Your estimate should include:
- Vehicle selling price
- Dealer doc fee
- Any shipping or delivery charge
- Tax treatment based on your home registration rules
- Local title and registration if not handled by seller
- Inspection costs after delivery if you arrange one independently
The lesson: a nationwide deal can still be a good deal, but only after all purchase and delivery costs are added to the same sheet.
When to recalculate
This topic is worth revisiting each time one of your buying inputs changes.
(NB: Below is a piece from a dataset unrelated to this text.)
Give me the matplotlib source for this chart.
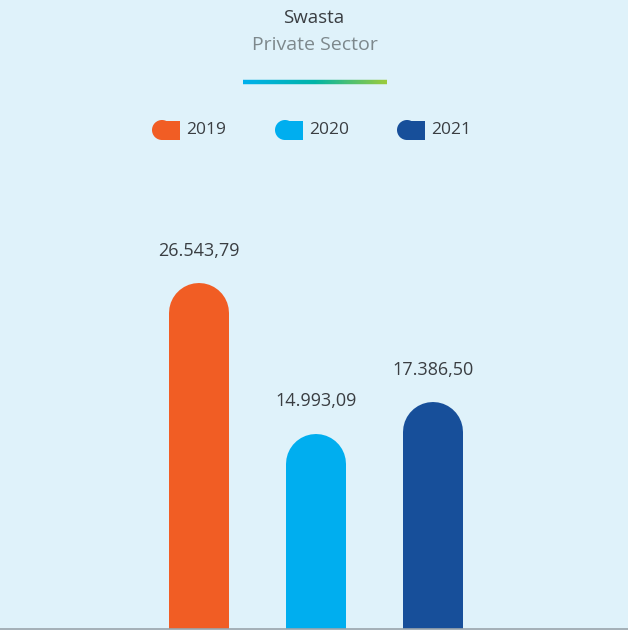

A car deal that looked clean last month may no longer be your best option after rates move, a trade-in value shifts, or a dealer starts adding products to the quote.
Recalculate your out-the-door estimate when:
- The vehicle price changes
- Your trade-in offer changes
- Your down payment changes
- The dealer adds or removes accessories
- Your financing rate or term changes
- You switch from local purchase to nationwide delivery
- You move from one trim, mileage band, or model year to another
- A rebate or incentive expires or requires different financing
Before you sign, use this practical out-the-door price checklist:
- Get the exact stock number or VIN for the vehicle you want.
- Request a written itemized out-the-door quote.
- Highlight doc fee, admin fee, and every add-on separately.
- Mark each charge as required, dealer-imposed, or optional.
- Ask to remove optional products you do not want.
- If a fee cannot be removed, negotiate the overall OTD price.
- Verify tax, title, and registration are included or clearly estimated.
- Keep price negotiation separate from monthly payment discussion.
- Review the finance office paperwork for products added at signing.
- Compare at least two or three complete quotes side by side.
If you do that consistently, dealer fees become less intimidating. You do not need to memorize every possible charge. You just need a disciplined process for turning a car listing into a true total cost.
For buyers comparing broader ownership value, these guides may help next: Cars Under $25,000: Best New and Nearly New Car Deals, Best Used Cars for First-Time Buyers: Deals, Risks, and Ownership Costs, and Best Cars to Buy for Resale Value: Models That Hold Their Price.
The simplest way to avoid surprises is also the most effective: do your negotiation in out-the-door numbers, not fragments. That is how you compare car prices fairly, spot hidden cost inflation, and decide whether a deal is actually a deal.